We’ve been dreading this day for such a long time, the day
when Magnolia has been dead for as long as she was alive. It’s such a devastating marker for us,
knowing that for the rest of our lives, she will have been dead for longer than
she lived.
On the day that Magnolia died we took a walk by the Bronx
River, sad and shocked and unsure of what to do with ourselves. In our disbelief, we kept talking about how
strange it was that we were going to have to live the rest of our lives without
Magnolia, that we would get farther and farther away from her life, that a day
would come when she had been dead for longer than she was alive. Since that time, we’ve been so aware of this
day. Along with the anniversary of her
death, the birthdays that she’s not here for, and the holiday celebrations we
limp through in our incompleteness, it is a key point on the map of our grief.

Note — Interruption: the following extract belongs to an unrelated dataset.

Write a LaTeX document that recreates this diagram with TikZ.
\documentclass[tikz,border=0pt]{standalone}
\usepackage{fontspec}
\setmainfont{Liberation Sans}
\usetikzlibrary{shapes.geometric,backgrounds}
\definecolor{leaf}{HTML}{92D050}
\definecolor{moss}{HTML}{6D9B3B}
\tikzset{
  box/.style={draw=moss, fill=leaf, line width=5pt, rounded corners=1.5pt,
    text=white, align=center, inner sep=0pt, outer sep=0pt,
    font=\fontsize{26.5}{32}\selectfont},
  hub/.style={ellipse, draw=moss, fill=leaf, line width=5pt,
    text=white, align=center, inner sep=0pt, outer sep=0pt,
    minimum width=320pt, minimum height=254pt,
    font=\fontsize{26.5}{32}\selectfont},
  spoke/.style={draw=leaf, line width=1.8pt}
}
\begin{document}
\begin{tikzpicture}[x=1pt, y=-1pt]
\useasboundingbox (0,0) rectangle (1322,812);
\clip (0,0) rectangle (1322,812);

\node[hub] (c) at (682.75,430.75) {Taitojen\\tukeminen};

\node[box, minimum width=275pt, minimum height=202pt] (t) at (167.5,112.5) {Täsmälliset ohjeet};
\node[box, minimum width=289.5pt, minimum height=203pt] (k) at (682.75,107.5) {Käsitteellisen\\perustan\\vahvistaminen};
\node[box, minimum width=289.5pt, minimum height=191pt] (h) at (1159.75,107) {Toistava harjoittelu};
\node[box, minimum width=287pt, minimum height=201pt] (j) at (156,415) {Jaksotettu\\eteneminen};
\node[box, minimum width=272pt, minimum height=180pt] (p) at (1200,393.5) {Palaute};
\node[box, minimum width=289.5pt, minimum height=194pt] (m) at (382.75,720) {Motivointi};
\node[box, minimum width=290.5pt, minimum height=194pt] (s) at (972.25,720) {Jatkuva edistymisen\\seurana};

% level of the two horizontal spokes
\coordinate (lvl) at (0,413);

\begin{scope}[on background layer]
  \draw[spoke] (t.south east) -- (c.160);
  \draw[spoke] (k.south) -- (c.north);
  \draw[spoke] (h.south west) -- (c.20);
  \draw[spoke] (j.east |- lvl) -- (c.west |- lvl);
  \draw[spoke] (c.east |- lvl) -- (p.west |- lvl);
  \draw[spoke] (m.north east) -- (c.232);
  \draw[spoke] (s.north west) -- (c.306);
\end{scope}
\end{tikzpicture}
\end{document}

We know that Magnolia will always be with us in many ways,
and that we’re doing all we can to keep her memory alive, but none of that
helps right now. Because every day takes
us farther away from her being alive and with us, and today is a miserable
threshold to cross, another wrenching loss in an unending series of them.
There is so much we remember from the 22 months that she was
with us. Specific moments, such as when
she gleefully bounced around on a rubber horse at a birthday party for one of
Delphinium’s friends, or when she decided to run laps in our back room one
morning, saying “Go!” to herself as she began hurtling across the floor each
time. And then so many moments that
happened each day: Stopping on each step as she went upstairs to wave and shout,
“Hi!” Dragging a chair over to the
dining room light switch and turning it on, off, on, off. Climbing into her high chair athletically,
making it up to the seat and then managing to turn around, bracing herself with
her arms straight on the seat, and lowering her body down like a gymnast on a
pommel horse to get herself situated.
Cozying up in our lap at bedtime to hear a favorite book, then scurrying
back to the bookshelf to get another and another, the warm feeling of her as we
read together. Popping up in her crib
with a grin when we came to get her in the morning. Lighting up whenever Delphinium smiled at her
and led her in a game.
But as we get farther away from her life, our memories are
increasingly reduced to a collection of photos and videos that we’ve looked at
over and over. As Delphinium and Azalea
create new memories with us each day, Magnolia is frozen in time. Her peers have all had another 22 months of
life, and are now approaching their 4th birthdays. Remembering Delphinium at that age, she was
so mature and capable, so involved in her daily nursery school life, her
creative work and her friendships. It’s
hard for us to imagine Magnolia at this age, what she would be interested in,
what she would care about and how she would want to spend her time. We will never know.
It’s been wonderful to have Azalea for the past 7
months. She’s a joy, full of smiles and
curiosity, so engaged with us and the world around her. We’re so fortunate to have her, so lucky for
all three of our amazing daughters.
Azalea’s babyhood has also been a welcome opportunity to think about
Magnolia as a baby and all the delightful things about her infancy. In many ways, holding Azalea and playing with
her and singing her to sleep have brought up such tender memories of Magnolia
at these ages.
As grateful as we are for Azalea, it’s also so hard to have
her filling up our time and energy in the way that babies do. She is so absolutely present and dynamic, and
makes Magnolia feel even more absent. As
much as we will always preserve space for Magnolia in our family, the hard
truth is that Azalea is the younger daughter who is growing up in our family,
the second-second child who has needs that we have to respond to, who demands
our time and attention. And she will
keep doing that (or at least we desperately hope that she will, though nothing
feels certain anymore), while Magnolia remains frozen in time, needing nothing
from us. We parent Magnolia as best we
can, lighting her candle and sharing memories of her at the table each night
and blowing kisses to her when we see the moon.
Working to make her a part of our life, so Delphinium continues to
remember her and so that Azalea will begin to know the sister she can never
meet.
We don’t ever worry about forgetting Magnolia. But we feel so disheartened by the fact that
her warmth and vibrancy, her voice and the feel of her in our arms, grow
farther and farther from us each day.
And as we face this day and the rest of our lives without her, we feel
her lived life grow smaller as her time as a memory grows longer.